Obviously, we must be very choosy about this piece of advice. I would never miss any of the big moments because of housework, and sometimes the big moments are the small ones.
#4 "Ask for help when you need it"
Now why didn’t I think of that? Let me just get out my phone and scroll through my list of sitters and housekeepers on standby and willing to help. Insert eyeroll here.
Not everyone has a long list. For some, there is no list at all. A lot of families live across the country from anyone they know well enough to trust with their children or anyone that would even consider stepping up to do a little housework or anything else to relieve stressed out parents. Some live just minutes away from extended family and friends but just don’t have any support on which they can rely.

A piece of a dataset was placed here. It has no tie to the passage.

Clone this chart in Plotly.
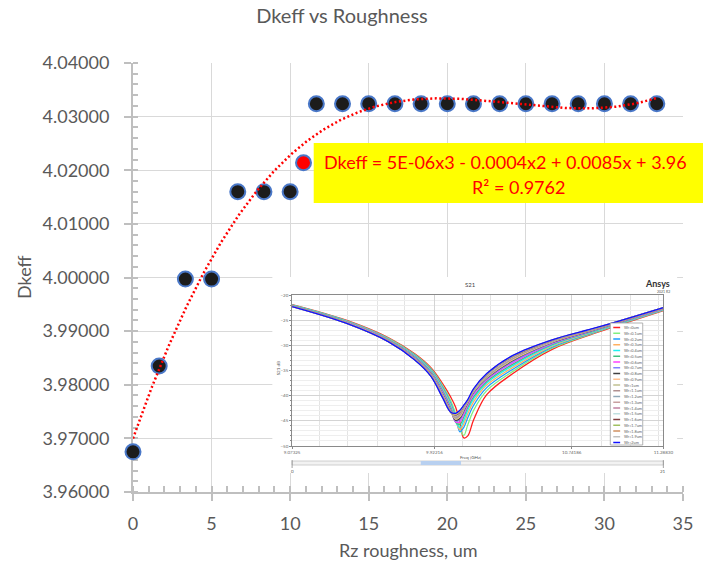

This particular advice might be better given by saying, “I will help you when you need it. Call on me, and I will be there.”
#5 "Things will get easier"
If you are talking about physical requirements, then this is most usually true.
As your baby becomes a toddler, you will carry them less. Once they are out of diapers, you won’t be wrestling an adorable alligator anymore. When they can feed themselves, you won’t be performing show-stopping contortionist feats to nurse, bottle-feed, or spoon-feed them any longer.
But as they age, things may become more mentally and emotionally challenging.
The good news is that you are often at a point by then where you are feeling much more able to handle it because you are getting more sleep and using less physical energy.
Each stage of parenting comes with its own unique set of challenges, and it’s important to have realistic expectations.
As parents, we learn every day. We develop new skills based on what our child needs at the time. We adapt. Things don’t get magically easier in every sense – just manageable, with age and experience.
What's one piece of parenting advice you're tired of hearing?